The best way to know if a translation is good is to assess whether it comes across as a piece of original writing in the translated language. True translation quality is present when the audience is unable to guess that a text is a translation. To obtain such a translation, it is crucial to follow several steps: Not to translate literally so that the translation reads well; clarify the text with small sentences instead of long ones and reorganize them if necessary; use the equivalent of proverbs, idioms or phrases of the target language; when the meaning of a word is unsure, double-check with an expert or the client to ensure proper understanding; research existing similar translations of the same subject matter; use a monolingual dictionary to be sure not to pick the wrong word in a bilingual dictionary; have the work proofread and grammar checked – ideally by a second equally knowledgeable translator, and ask questions or ask for help to someone qualified if there are any doubts, etc.
Quality in translation can be divided into four categories.
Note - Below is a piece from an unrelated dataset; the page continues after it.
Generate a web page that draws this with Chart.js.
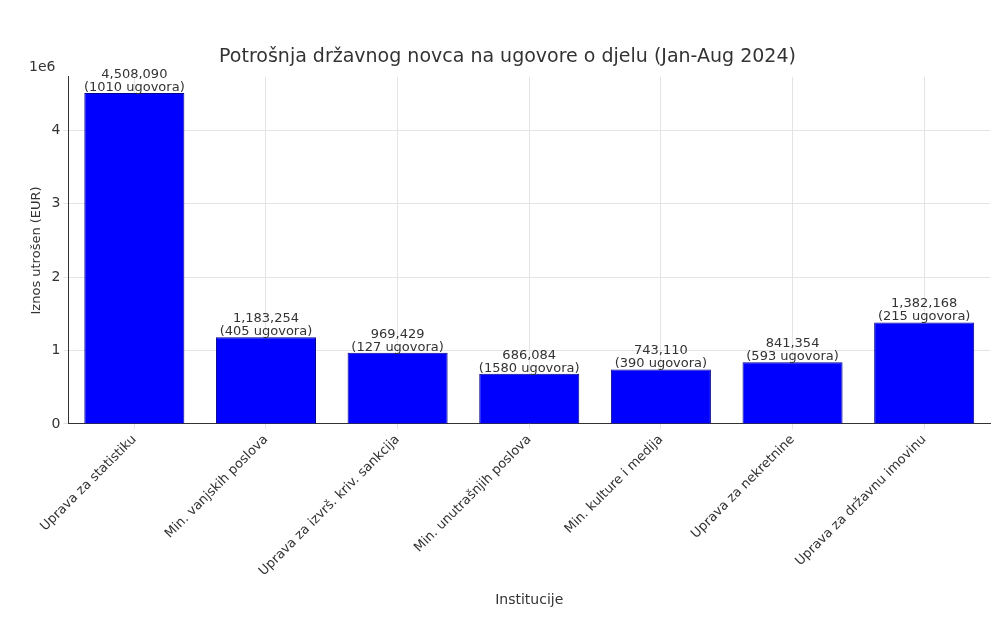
<!DOCTYPE html>
<html>
<head>
<title>Potrošnja državnog novca</title>
<script src="https://cdn.jsdelivr.net/npm/chart.js"></script>
<style>
  body { margin: 0; background: #fff; }
  #wrap { width: 1000px; height: 642px; }
</style>
</head>
<body>
<div id="wrap"><canvas id="chart"></canvas></div>
<script>
const institutions = ['Uprava za statistiku', 'Min. vanjskih poslova', 'Uprava za izvrš. kriv. sankcija',
  'Min. unutrašnjih poslova', 'Min. kulture i medija', 'Uprava za nekretnine', 'Uprava za državnu imovinu'];
const amounts = [4508090, 1183254, 969429, 686084, 743110, 841354, 1382168];
const contracts = [1010, 405, 127, 1580, 390, 593, 215];
const yTicks = [0, 1, 2, 3, 4];

// value + contract count above each bar, and the "1e6" offset label
const barLabels = {
  id: 'barLabels',
  afterDatasetsDraw(chart) {
    const ctx = chart.ctx;
    const meta = chart.getDatasetMeta(0);
    ctx.save();
    ctx.fillStyle = '#333';
    ctx.font = '13px "DejaVu Sans"';
    ctx.textAlign = 'center';
    meta.data.forEach((bar, i) => {
      ctx.textBaseline = 'bottom';
      ctx.fillText(amounts[i].toLocaleString('en-US'), bar.x, bar.y - 12);
      ctx.fillText('(' + contracts[i] + ' ugovora)', bar.x, bar.y + 1);
    });
    const y = chart.scales.y;
    ctx.textAlign = 'left';
    ctx.font = '14px "DejaVu Sans"';
    ctx.fillText('1e6', y.left + 4, chart.chartArea.top - 2);
    ctx.restore();
  }
};

new Chart(document.getElementById('chart'), {
  type: 'bar',
  data: {
    labels: institutions,
    datasets: [{
      data: amounts,
      backgroundColor: '#0000ff',
      borderColor: '#00008b',
      borderWidth: 1,
      barPercentage: 0.76,
      categoryPercentage: 1
    }]
  },
  options: {
    responsive: true,
    maintainAspectRatio: false,
    animation: false,
    layout: { padding: { top: 6, right: 10, left: 25, bottom: 29 } },
    plugins: {
      legend: { display: false },
      tooltip: { enabled: false },
      title: {
        display: true,
        text: 'Potrošnja državnog novca na ugovore o djelu (Jan-Aug 2024)',
        color: '#333',
        font: { family: 'DejaVu Sans', size: 19, weight: 'normal' },
        padding: { top: 40, bottom: 8 }
      }
    },
    scales: {
      x: {
        offset: true,
        grid: { color: '#e4e4e4', offset: false, tickLength: 5 },
        border: { color: '#333' },
        ticks: { color: '#333', maxRotation: 45, minRotation: 45, font: { family: 'DejaVu Sans', size: 13 } },
        title: { display: true, text: 'Institucije', color: '#333', font: { family: 'DejaVu Sans', size: 14 }, padding: { top: 10 } }
      },
      y: {
        min: 0,
        max: 4730000,
        afterBuildTicks(axis) { axis.ticks = yTicks.map(v => ({ value: v * 1e6 })); },
        grid: { color: '#e4e4e4', tickLength: 5 },
        border: { color: '#333' },
        ticks: { color: '#333', font: { family: 'DejaVu Sans', size: 14 }, callback: v => String(v / 1e6) },
        title: { display: true, text: 'Iznos utrošen (EUR)', color: '#333', font: { family: 'Liberation Sans Narrow, DejaVu Sans', size: 13 } }
      }
    }
  },
  plugins: [barLabels]
});
</script>
</body>
</html>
The first one is the raw translation. Its main aim is communicating the meaning of the text. It can be understood even if it may have some spelling and grammar errors – this can be the quality of many scientific summaries.
The second one is the normal quality translation. Indeed, this is the update of old translations – this is usually the quality of technical manuals.
The third one is the extra-quality translation: The cultural implications are adapted to that of the target language – this can be the quality of advertisements.
The last one is the adaptation of original texts. Actually, it is a new text based on the original piece of work. It may not correspond exactly to the original text.
As every service, translation has also its own quality standards. Several countries have their own standard like the French NF X50-670 standard or the Spanish UNE-EN 15038 standard. Among them, there is the European EN 15038 standard, which sets out the basic requirements for the human resources and process used in the provision of translation services; the relationship with the client; the procedures for translation services.